» Objective: Copy the data exactly as it appears, and do not include any pictures.

» Data block:
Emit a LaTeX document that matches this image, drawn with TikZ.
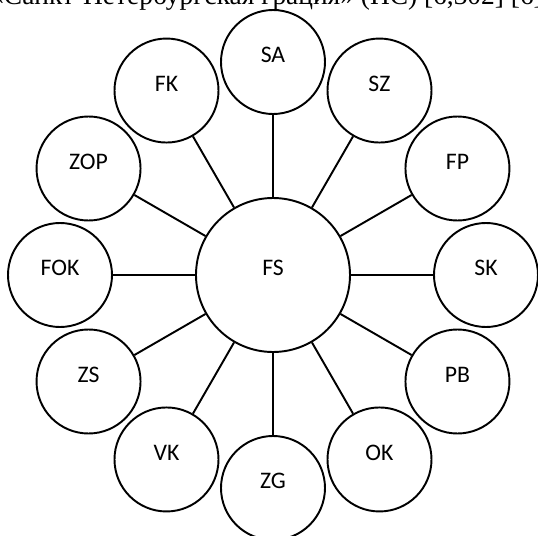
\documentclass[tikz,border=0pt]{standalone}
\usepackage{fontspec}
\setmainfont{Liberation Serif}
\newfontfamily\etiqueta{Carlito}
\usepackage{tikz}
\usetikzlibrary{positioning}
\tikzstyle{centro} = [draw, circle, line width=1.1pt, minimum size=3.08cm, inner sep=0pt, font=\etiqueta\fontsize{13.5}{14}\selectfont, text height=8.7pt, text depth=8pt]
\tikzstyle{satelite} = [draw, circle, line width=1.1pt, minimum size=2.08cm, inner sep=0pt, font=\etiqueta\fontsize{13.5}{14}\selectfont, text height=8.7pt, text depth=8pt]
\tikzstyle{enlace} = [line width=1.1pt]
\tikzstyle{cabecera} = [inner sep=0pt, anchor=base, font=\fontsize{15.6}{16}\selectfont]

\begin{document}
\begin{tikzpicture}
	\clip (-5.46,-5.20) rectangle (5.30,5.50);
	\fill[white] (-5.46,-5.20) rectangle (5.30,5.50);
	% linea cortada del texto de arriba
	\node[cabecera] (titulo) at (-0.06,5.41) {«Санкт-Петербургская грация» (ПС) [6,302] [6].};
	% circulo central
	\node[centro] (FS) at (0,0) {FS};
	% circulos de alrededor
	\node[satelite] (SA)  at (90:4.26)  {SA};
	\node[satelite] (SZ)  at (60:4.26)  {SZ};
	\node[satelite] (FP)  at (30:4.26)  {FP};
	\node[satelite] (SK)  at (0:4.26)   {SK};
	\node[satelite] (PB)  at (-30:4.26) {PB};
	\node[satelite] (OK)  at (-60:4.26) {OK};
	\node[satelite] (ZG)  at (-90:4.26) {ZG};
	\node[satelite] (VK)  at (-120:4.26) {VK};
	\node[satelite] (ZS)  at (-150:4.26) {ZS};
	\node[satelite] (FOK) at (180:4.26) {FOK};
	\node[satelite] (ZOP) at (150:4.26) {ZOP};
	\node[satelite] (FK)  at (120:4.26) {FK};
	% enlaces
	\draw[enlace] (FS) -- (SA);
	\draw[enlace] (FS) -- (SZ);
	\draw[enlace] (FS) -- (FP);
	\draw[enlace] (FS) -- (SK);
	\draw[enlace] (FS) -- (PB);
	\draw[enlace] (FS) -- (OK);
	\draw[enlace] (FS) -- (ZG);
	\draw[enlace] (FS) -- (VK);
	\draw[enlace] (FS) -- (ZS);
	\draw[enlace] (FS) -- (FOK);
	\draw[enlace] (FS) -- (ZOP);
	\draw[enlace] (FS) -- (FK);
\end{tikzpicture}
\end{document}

» Solution to this exercise:
Emit a LaTeX document that matches this image, drawn with TikZ.
\documentclass[tikz,border=0pt]{standalone}
\usepackage{fontspec}
\setmainfont{Liberation Serif}
\newfontfamily\etiqueta{Carlito}
\usepackage{tikz}
\usetikzlibrary{positioning}
\tikzstyle{centro} = [draw, circle, line width=1.1pt, minimum size=3.08cm, inner sep=0pt, font=\etiqueta\fontsize{13.5}{14}\selectfont, text height=8.7pt, text depth=8pt]
\tikzstyle{satelite} = [draw, circle, line width=1.1pt, minimum size=2.08cm, inner sep=0pt, font=\etiqueta\fontsize{13.5}{14}\selectfont, text height=8.7pt, text depth=8pt]
\tikzstyle{enlace} = [line width=1.1pt]
\tikzstyle{cabecera} = [inner sep=0pt, anchor=base, font=\fontsize{15.6}{16}\selectfont]

\begin{document}
\begin{tikzpicture}
	\clip (-5.46,-5.20) rectangle (5.30,5.50);
	\fill[white] (-5.46,-5.20) rectangle (5.30,5.50);
	% linea cortada del texto de arriba
	\node[cabecera] (titulo) at (-0.06,5.41) {«Санкт-Петербургская грация» (ПС) [6,302] [6].};
	% circulo central
	\node[centro] (FS) at (0,0) {FS};
	% circulos de alrededor
	\node[satelite] (SA)  at (90:4.26)  {SA};
	\node[satelite] (SZ)  at (60:4.26)  {SZ};
	\node[satelite] (FP)  at (30:4.26)  {FP};
	\node[satelite] (SK)  at (0:4.26)   {SK};
	\node[satelite] (PB)  at (-30:4.26) {PB};
	\node[satelite] (OK)  at (-60:4.26) {OK};
	\node[satelite] (ZG)  at (-90:4.26) {ZG};
	\node[satelite] (VK)  at (-120:4.26) {VK};
	\node[satelite] (ZS)  at (-150:4.26) {ZS};
	\node[satelite] (FOK) at (180:4.26) {FOK};
	\node[satelite] (ZOP) at (150:4.26) {ZOP};
	\node[satelite] (FK)  at (120:4.26) {FK};
	% enlaces
	\draw[enlace] (FS) -- (SA);
	\draw[enlace] (FS) -- (SZ);
	\draw[enlace] (FS) -- (FP);
	\draw[enlace] (FS) -- (SK);
	\draw[enlace] (FS) -- (PB);
	\draw[enlace] (FS) -- (OK);
	\draw[enlace] (FS) -- (ZG);
	\draw[enlace] (FS) -- (VK);
	\draw[enlace] (FS) -- (ZS);
	\draw[enlace] (FS) -- (FOK);
	\draw[enlace] (FS) -- (ZOP);
	\draw[enlace] (FS) -- (FK);
\end{tikzpicture}
\end{document}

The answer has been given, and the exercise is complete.